start GIVEN INFORMATION

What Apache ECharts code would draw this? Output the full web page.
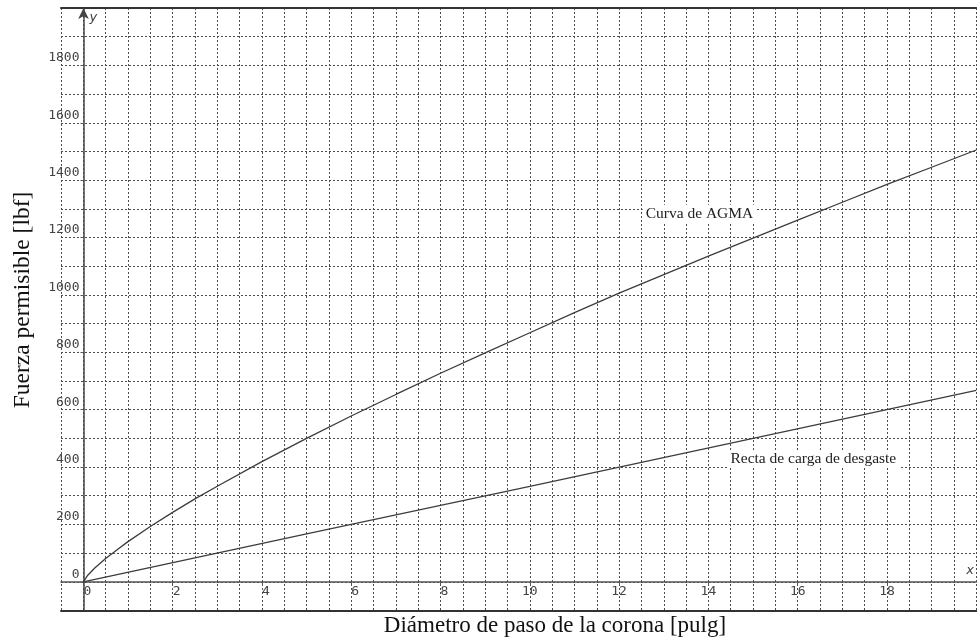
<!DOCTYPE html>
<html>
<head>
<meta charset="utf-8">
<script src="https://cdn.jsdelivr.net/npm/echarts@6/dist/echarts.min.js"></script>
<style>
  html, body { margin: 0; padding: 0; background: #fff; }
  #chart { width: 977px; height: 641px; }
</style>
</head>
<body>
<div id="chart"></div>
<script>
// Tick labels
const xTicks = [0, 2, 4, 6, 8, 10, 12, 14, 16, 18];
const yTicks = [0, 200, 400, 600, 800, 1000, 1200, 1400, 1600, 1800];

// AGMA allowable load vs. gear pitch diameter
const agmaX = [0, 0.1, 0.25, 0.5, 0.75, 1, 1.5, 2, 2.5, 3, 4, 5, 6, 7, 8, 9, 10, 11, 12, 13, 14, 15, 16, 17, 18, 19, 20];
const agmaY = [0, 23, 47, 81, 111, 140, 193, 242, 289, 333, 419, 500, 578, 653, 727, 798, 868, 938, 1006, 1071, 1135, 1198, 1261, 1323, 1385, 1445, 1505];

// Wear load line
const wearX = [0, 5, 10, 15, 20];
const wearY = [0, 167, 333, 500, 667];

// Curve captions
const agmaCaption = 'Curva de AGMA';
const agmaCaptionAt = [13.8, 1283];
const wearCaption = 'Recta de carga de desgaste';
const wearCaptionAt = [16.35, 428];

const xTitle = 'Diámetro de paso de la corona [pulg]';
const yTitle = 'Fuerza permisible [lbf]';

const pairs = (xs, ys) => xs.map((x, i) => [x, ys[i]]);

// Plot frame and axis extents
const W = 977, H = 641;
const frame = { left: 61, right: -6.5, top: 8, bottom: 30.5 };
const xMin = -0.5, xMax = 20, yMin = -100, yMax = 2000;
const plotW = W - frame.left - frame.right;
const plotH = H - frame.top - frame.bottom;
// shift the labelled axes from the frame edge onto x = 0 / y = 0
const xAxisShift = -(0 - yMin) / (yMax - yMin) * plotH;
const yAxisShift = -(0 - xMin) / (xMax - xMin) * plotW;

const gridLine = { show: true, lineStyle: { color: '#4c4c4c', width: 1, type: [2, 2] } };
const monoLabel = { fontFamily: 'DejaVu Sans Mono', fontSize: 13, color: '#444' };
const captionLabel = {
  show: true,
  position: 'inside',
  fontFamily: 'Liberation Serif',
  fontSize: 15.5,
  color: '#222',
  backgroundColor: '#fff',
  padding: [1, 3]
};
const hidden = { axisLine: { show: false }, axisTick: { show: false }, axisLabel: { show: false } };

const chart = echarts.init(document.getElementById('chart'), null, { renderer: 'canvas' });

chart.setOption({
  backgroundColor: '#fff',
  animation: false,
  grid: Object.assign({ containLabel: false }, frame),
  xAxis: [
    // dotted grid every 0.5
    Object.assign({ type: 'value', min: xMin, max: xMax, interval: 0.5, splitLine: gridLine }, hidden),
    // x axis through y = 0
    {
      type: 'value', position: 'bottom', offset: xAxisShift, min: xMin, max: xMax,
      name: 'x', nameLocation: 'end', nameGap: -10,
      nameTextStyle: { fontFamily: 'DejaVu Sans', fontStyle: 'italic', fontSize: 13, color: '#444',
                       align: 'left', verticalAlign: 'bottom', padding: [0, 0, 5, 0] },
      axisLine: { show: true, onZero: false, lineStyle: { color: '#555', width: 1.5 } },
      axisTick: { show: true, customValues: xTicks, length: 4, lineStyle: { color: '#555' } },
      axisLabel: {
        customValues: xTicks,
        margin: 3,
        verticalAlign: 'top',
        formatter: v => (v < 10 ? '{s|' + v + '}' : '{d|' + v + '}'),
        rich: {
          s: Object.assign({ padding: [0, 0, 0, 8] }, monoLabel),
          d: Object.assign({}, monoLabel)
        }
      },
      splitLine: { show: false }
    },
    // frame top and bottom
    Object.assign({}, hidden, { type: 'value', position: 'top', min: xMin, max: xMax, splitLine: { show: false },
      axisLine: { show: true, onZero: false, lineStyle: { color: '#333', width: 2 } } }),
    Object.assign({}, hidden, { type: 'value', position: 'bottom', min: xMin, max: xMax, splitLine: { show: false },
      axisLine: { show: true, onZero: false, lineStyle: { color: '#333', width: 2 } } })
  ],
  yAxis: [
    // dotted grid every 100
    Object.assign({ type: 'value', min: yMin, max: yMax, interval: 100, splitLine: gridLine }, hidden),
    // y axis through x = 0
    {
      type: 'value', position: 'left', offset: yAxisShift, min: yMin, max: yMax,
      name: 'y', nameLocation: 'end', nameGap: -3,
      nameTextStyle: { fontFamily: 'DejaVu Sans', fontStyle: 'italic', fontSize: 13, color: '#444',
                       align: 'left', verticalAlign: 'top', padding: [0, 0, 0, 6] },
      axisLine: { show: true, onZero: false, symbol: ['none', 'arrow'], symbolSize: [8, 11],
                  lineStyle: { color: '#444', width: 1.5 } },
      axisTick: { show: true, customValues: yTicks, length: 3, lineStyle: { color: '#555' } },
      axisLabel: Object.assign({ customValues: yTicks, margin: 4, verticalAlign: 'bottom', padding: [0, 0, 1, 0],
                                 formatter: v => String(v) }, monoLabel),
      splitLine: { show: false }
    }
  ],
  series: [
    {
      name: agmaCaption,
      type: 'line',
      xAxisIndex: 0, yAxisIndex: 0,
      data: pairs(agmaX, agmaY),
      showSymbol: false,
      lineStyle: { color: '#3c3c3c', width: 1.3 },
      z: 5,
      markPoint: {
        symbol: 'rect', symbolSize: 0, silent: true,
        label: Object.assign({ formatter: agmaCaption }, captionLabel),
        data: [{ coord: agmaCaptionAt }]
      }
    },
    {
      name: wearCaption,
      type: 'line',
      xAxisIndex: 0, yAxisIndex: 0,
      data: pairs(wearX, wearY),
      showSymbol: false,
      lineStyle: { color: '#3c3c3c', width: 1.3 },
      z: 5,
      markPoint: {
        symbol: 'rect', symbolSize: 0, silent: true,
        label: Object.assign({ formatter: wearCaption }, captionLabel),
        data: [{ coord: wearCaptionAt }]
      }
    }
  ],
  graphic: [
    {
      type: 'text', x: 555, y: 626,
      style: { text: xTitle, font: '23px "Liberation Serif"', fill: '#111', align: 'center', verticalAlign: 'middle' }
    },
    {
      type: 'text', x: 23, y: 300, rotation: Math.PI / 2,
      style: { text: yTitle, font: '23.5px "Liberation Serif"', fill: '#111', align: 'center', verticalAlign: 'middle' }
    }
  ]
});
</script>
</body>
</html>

end GIVEN INFORMATION

● **TO DO**:
Go from the first line of the listing to the line holding "const pairs = (xs, ys)" and, please, transcribe those lines exactly, both included, with no pictures.

● **FINAL ANSWER**:
What Apache ECharts code would draw this? Output the full web page.
<!DOCTYPE html>
<html>
<head>
<meta charset="utf-8">
<script src="https://cdn.jsdelivr.net/npm/echarts@6/dist/echarts.min.js"></script>
<style>
  html, body { margin: 0; padding: 0; background: #fff; }
  #chart { width: 977px; height: 641px; }
</style>
</head>
<body>
<div id="chart"></div>
<script>
// Tick labels
const xTicks = [0, 2, 4, 6, 8, 10, 12, 14, 16, 18];
const yTicks = [0, 200, 400, 600, 800, 1000, 1200, 1400, 1600, 1800];

// AGMA allowable load vs. gear pitch diameter
const agmaX = [0, 0.1, 0.25, 0.5, 0.75, 1, 1.5, 2, 2.5, 3, 4, 5, 6, 7, 8, 9, 10, 11, 12, 13, 14, 15, 16, 17, 18, 19, 20];
const agmaY = [0, 23, 47, 81, 111, 140, 193, 242, 289, 333, 419, 500, 578, 653, 727, 798, 868, 938, 1006, 1071, 1135, 1198, 1261, 1323, 1385, 1445, 1505];

// Wear load line
const wearX = [0, 5, 10, 15, 20];
const wearY = [0, 167, 333, 500, 667];

// Curve captions
const agmaCaption = 'Curva de AGMA';
const agmaCaptionAt = [13.8, 1283];
const wearCaption = 'Recta de carga de desgaste';
const wearCaptionAt = [16.35, 428];

const xTitle = 'Diámetro de paso de la corona [pulg]';
const yTitle = 'Fuerza permisible [lbf]';

const pairs = (xs, ys) => xs.map((x, i) => [x, ys[i]]);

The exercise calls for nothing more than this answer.